• **INSTRUCTIONS FOR THE TASK**: Give the data again exactly, from its opening line through the line in which "wavelength = list(range(200, 1101, 20))" appears.

## Begin INFORMATION PROVIDED

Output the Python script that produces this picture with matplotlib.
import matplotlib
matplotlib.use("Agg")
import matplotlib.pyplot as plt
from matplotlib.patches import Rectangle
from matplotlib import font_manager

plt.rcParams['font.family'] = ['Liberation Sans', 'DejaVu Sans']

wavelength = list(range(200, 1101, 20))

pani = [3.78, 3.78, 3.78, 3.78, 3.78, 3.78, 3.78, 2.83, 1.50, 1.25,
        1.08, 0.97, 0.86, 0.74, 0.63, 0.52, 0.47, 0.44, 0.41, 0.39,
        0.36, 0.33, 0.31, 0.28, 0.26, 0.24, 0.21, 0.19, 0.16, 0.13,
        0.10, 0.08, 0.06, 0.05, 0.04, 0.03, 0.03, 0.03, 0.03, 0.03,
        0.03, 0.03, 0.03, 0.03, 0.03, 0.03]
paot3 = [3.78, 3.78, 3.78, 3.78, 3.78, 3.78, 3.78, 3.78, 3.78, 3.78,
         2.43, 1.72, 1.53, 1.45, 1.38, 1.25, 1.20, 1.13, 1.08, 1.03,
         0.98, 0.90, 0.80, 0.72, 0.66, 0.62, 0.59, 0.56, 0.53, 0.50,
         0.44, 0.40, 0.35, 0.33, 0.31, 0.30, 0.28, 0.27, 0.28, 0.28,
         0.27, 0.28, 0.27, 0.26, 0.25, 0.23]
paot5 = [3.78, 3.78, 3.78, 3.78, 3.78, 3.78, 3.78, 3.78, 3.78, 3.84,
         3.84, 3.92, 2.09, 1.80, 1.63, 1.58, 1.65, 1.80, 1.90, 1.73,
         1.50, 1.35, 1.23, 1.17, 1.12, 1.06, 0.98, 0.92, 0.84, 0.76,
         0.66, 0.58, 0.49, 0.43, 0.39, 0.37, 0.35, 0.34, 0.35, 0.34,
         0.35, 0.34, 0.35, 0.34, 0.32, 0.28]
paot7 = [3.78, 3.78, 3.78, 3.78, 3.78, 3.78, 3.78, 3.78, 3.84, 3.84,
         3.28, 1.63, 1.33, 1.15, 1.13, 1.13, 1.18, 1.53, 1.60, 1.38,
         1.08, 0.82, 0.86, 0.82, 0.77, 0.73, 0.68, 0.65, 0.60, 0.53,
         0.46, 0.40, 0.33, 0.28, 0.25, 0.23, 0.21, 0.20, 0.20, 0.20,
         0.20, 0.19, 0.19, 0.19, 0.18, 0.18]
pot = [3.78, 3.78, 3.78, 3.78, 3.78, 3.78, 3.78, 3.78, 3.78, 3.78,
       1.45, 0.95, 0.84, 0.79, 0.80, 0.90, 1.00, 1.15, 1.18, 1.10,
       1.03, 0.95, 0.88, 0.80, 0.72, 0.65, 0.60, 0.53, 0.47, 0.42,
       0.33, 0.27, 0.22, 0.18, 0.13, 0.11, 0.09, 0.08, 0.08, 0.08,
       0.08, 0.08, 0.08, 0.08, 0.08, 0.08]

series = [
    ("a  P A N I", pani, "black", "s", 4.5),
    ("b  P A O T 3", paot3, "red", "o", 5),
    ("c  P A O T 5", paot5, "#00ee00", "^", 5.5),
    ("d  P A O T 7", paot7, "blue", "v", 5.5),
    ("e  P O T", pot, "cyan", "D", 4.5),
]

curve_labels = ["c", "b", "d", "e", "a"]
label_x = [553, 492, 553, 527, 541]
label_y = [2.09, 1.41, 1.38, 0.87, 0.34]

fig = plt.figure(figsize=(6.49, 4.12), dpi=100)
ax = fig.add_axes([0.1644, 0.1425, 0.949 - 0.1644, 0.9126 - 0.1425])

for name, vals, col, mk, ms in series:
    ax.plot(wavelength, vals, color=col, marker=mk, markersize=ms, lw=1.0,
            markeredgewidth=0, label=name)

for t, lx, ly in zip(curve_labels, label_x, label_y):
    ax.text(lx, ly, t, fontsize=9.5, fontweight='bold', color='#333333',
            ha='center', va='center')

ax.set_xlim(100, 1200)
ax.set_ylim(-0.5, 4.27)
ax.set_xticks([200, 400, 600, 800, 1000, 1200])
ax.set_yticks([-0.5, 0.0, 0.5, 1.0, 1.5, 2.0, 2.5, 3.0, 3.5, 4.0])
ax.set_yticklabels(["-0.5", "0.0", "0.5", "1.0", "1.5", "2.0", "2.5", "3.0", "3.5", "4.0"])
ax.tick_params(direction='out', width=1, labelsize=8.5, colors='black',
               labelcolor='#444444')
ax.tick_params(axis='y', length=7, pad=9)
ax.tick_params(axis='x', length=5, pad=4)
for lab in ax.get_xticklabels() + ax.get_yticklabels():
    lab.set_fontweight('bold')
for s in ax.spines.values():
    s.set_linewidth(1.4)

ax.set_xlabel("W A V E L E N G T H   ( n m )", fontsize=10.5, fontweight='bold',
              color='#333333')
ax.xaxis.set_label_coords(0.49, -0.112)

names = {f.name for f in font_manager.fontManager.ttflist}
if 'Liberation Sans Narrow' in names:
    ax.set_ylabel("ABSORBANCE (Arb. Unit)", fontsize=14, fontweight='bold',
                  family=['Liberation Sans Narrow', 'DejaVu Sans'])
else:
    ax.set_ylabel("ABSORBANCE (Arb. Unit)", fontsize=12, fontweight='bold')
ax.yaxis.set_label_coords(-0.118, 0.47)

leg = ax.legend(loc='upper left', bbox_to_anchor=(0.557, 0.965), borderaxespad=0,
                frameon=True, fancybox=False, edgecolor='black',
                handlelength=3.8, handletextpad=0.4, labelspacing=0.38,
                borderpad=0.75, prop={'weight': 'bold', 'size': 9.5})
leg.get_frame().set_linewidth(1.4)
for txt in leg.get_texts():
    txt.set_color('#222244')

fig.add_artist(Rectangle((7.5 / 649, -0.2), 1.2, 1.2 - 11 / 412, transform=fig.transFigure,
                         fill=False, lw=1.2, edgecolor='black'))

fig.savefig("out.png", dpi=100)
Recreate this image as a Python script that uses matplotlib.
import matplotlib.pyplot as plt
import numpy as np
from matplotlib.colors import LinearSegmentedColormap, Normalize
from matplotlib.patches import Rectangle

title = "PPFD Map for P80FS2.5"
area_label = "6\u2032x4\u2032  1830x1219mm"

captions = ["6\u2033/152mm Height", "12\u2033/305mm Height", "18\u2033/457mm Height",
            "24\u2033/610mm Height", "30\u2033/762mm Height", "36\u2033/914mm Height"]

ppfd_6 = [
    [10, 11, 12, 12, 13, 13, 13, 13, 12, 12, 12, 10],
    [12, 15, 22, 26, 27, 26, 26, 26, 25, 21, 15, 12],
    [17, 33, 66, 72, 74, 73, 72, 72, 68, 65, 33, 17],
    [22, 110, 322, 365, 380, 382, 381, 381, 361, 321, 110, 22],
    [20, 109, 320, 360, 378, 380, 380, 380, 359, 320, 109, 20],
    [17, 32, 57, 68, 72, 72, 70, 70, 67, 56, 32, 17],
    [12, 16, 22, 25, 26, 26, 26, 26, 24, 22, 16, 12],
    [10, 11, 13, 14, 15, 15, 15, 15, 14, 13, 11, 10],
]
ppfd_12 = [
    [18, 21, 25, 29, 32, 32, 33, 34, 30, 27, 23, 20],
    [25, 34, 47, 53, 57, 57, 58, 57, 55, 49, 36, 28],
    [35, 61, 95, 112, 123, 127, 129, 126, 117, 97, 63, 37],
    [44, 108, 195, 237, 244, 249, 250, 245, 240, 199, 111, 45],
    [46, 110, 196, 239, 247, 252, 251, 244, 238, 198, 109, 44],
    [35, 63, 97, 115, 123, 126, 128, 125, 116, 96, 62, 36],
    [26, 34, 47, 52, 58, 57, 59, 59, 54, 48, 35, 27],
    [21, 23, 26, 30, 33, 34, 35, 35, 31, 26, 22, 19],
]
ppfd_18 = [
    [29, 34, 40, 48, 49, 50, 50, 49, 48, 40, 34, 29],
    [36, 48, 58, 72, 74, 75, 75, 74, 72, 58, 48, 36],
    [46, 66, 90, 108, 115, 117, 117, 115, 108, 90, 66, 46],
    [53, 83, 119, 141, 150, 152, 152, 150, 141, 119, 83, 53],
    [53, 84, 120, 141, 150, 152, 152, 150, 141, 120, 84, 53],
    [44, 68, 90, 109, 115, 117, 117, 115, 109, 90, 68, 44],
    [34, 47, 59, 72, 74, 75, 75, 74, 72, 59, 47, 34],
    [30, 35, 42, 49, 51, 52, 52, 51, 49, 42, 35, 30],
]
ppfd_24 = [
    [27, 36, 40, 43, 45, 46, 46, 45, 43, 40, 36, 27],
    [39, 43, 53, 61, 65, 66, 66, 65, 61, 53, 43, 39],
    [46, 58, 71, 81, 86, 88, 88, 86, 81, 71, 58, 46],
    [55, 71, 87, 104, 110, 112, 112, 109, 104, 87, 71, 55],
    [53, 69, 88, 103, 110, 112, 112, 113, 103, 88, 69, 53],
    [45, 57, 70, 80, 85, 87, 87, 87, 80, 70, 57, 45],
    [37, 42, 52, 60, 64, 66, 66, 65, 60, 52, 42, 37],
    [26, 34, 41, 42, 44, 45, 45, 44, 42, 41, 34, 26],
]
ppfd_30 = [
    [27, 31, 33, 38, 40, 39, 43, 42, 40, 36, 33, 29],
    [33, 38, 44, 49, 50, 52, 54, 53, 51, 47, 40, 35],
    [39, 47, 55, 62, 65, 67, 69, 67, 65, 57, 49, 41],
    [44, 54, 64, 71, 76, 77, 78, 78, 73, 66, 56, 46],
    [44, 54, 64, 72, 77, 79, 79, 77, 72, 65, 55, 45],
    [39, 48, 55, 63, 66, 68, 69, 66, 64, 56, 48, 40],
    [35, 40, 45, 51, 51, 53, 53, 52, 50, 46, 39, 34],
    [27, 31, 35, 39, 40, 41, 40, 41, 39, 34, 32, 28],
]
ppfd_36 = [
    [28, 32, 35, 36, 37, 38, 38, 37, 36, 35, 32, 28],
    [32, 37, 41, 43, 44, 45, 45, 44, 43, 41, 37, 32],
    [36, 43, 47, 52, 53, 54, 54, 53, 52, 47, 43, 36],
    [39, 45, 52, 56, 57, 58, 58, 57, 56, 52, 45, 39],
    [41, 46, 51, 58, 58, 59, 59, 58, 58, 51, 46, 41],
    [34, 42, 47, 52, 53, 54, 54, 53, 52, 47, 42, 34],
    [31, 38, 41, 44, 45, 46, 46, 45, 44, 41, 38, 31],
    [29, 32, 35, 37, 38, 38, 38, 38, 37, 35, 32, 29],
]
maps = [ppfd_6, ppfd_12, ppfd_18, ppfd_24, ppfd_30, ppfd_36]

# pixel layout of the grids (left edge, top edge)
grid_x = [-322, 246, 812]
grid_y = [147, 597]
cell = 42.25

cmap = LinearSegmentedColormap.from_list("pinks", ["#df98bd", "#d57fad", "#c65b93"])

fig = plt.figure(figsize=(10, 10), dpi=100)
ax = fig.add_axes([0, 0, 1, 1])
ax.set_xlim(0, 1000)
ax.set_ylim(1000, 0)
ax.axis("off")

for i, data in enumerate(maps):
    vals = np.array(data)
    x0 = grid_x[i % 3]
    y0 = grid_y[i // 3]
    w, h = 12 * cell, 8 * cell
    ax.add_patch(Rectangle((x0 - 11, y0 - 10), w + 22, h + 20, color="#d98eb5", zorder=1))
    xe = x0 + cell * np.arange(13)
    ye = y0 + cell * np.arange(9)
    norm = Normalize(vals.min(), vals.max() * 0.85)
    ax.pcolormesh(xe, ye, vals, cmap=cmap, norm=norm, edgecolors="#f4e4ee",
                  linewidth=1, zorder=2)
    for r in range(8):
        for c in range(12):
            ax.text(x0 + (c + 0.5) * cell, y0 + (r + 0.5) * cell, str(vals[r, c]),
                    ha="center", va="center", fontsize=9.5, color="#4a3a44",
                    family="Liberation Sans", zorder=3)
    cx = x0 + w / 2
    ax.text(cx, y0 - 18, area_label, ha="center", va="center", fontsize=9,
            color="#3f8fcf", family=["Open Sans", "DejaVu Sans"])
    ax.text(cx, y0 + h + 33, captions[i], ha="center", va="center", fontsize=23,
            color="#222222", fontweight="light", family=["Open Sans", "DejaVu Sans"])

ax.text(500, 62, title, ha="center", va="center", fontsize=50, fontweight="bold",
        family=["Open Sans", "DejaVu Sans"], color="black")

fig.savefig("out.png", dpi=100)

## End INFORMATION PROVIDED

• **SOLUTION TO THIS EXERCISE**:
Output the Python script that produces this picture with matplotlib.
import matplotlib
matplotlib.use("Agg")
import matplotlib.pyplot as plt
from matplotlib.patches import Rectangle
from matplotlib import font_manager

plt.rcParams['font.family'] = ['Liberation Sans', 'DejaVu Sans']

wavelength = list(range(200, 1101, 20))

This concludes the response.